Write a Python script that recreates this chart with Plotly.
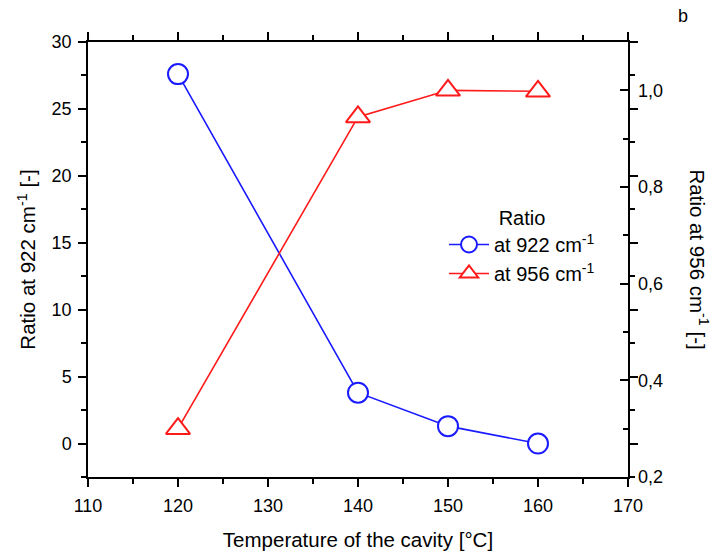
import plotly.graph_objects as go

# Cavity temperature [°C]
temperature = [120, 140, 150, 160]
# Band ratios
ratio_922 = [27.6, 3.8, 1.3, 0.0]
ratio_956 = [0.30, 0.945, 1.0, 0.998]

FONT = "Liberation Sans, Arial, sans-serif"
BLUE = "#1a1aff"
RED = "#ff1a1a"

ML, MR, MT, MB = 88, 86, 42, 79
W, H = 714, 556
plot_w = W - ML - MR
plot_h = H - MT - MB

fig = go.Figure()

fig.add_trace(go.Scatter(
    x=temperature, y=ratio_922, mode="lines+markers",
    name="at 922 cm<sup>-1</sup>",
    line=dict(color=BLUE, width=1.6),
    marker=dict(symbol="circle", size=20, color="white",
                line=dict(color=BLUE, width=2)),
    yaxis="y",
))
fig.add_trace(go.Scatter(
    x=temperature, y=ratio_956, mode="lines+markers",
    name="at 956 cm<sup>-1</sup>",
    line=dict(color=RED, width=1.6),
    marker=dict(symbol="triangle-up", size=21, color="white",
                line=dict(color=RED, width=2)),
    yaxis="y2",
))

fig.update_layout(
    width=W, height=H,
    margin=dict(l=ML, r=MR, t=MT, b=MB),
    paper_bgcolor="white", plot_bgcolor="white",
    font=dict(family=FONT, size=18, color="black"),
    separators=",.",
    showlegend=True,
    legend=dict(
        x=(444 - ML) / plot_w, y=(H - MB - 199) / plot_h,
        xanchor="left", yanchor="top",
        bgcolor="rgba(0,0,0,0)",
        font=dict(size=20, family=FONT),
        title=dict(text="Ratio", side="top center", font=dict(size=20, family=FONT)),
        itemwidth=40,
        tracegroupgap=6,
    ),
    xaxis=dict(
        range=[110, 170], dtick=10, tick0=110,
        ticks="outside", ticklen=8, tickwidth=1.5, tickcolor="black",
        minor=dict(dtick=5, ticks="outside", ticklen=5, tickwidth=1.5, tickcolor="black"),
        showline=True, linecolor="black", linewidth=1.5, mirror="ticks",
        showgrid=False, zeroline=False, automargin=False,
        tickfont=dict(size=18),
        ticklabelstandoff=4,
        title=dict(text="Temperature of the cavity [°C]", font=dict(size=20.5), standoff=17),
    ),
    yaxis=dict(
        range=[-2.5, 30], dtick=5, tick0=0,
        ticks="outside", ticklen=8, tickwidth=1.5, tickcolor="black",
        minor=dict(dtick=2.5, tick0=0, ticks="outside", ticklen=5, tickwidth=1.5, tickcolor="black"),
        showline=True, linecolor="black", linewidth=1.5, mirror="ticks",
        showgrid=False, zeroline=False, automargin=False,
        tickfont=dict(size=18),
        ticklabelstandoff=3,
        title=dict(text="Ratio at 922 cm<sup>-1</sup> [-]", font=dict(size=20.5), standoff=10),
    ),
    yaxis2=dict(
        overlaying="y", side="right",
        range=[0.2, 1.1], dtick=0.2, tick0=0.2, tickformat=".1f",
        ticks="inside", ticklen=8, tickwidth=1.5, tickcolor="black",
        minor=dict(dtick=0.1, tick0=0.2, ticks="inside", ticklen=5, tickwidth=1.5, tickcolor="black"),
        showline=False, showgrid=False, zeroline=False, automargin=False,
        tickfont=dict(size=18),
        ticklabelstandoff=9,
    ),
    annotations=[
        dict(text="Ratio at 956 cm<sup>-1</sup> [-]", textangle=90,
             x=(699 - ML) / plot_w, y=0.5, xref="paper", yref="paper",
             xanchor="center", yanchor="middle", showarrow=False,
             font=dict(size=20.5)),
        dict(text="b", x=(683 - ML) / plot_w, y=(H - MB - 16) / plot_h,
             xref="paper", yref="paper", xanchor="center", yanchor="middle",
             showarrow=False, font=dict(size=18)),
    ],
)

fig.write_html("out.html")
************
Copy the whole of the material above exactly, but not its images.

Write a Python script that recreates this chart with Plotly.
import plotly.graph_objects as go

# Cavity temperature [°C]
temperature = [120, 140, 150, 160]
# Band ratios
ratio_922 = [27.6, 3.8, 1.3, 0.0]
ratio_956 = [0.30, 0.945, 1.0, 0.998]

FONT = "Liberation Sans, Arial, sans-serif"
BLUE = "#1a1aff"
RED = "#ff1a1a"

ML, MR, MT, MB = 88, 86, 42, 79
W, H = 714, 556
plot_w = W - ML - MR
plot_h = H - MT - MB

fig = go.Figure()

fig.add_trace(go.Scatter(
    x=temperature, y=ratio_922, mode="lines+markers",
    name="at 922 cm<sup>-1</sup>",
    line=dict(color=BLUE, width=1.6),
    marker=dict(symbol="circle", size=20, color="white",
                line=dict(color=BLUE, width=2)),
    yaxis="y",
))
fig.add_trace(go.Scatter(
    x=temperature, y=ratio_956, mode="lines+markers",
    name="at 956 cm<sup>-1</sup>",
    line=dict(color=RED, width=1.6),
    marker=dict(symbol="triangle-up", size=21, color="white",
                line=dict(color=RED, width=2)),
    yaxis="y2",
))

fig.update_layout(
    width=W, height=H,
    margin=dict(l=ML, r=MR, t=MT, b=MB),
    paper_bgcolor="white", plot_bgcolor="white",
    font=dict(family=FONT, size=18, color="black"),
    separators=",.",
    showlegend=True,
    legend=dict(
        x=(444 - ML) / plot_w, y=(H - MB - 199) / plot_h,
        xanchor="left", yanchor="top",
        bgcolor="rgba(0,0,0,0)",
        font=dict(size=20, family=FONT),
        title=dict(text="Ratio", side="top center", font=dict(size=20, family=FONT)),
        itemwidth=40,
        tracegroupgap=6,
    ),
    xaxis=dict(
        range=[110, 170], dtick=10, tick0=110,
        ticks="outside", ticklen=8, tickwidth=1.5, tickcolor="black",
        minor=dict(dtick=5, ticks="outside", ticklen=5, tickwidth=1.5, tickcolor="black"),
        showline=True, linecolor="black", linewidth=1.5, mirror="ticks",
        showgrid=False, zeroline=False, automargin=False,
        tickfont=dict(size=18),
        ticklabelstandoff=4,
        title=dict(text="Temperature of the cavity [°C]", font=dict(size=20.5), standoff=17),
    ),
    yaxis=dict(
        range=[-2.5, 30], dtick=5, tick0=0,
        ticks="outside", ticklen=8, tickwidth=1.5, tickcolor="black",
        minor=dict(dtick=2.5, tick0=0, ticks="outside", ticklen=5, tickwidth=1.5, tickcolor="black"),
        showline=True, linecolor="black", linewidth=1.5, mirror="ticks",
        showgrid=False, zeroline=False, automargin=False,
        tickfont=dict(size=18),
        ticklabelstandoff=3,
        title=dict(text="Ratio at 922 cm<sup>-1</sup> [-]", font=dict(size=20.5), standoff=10),
    ),
    yaxis2=dict(
        overlaying="y", side="right",
        range=[0.2, 1.1], dtick=0.2, tick0=0.2, tickformat=".1f",
        ticks="inside", ticklen=8, tickwidth=1.5, tickcolor="black",
        minor=dict(dtick=0.1, tick0=0.2, ticks="inside", ticklen=5, tickwidth=1.5, tickcolor="black"),
        showline=False, showgrid=False, zeroline=False, automargin=False,
        tickfont=dict(size=18),
        ticklabelstandoff=9,
    ),
    annotations=[
        dict(text="Ratio at 956 cm<sup>-1</sup> [-]", textangle=90,
             x=(699 - ML) / plot_w, y=0.5, xref="paper", yref="paper",
             xanchor="center", yanchor="middle", showarrow=False,
             font=dict(size=20.5)),
        dict(text="b", x=(683 - ML) / plot_w, y=(H - MB - 16) / plot_h,
             xref="paper", yref="paper", xanchor="center", yanchor="middle",
             showarrow=False, font=dict(size=18)),
    ],
)

fig.write_html("out.html")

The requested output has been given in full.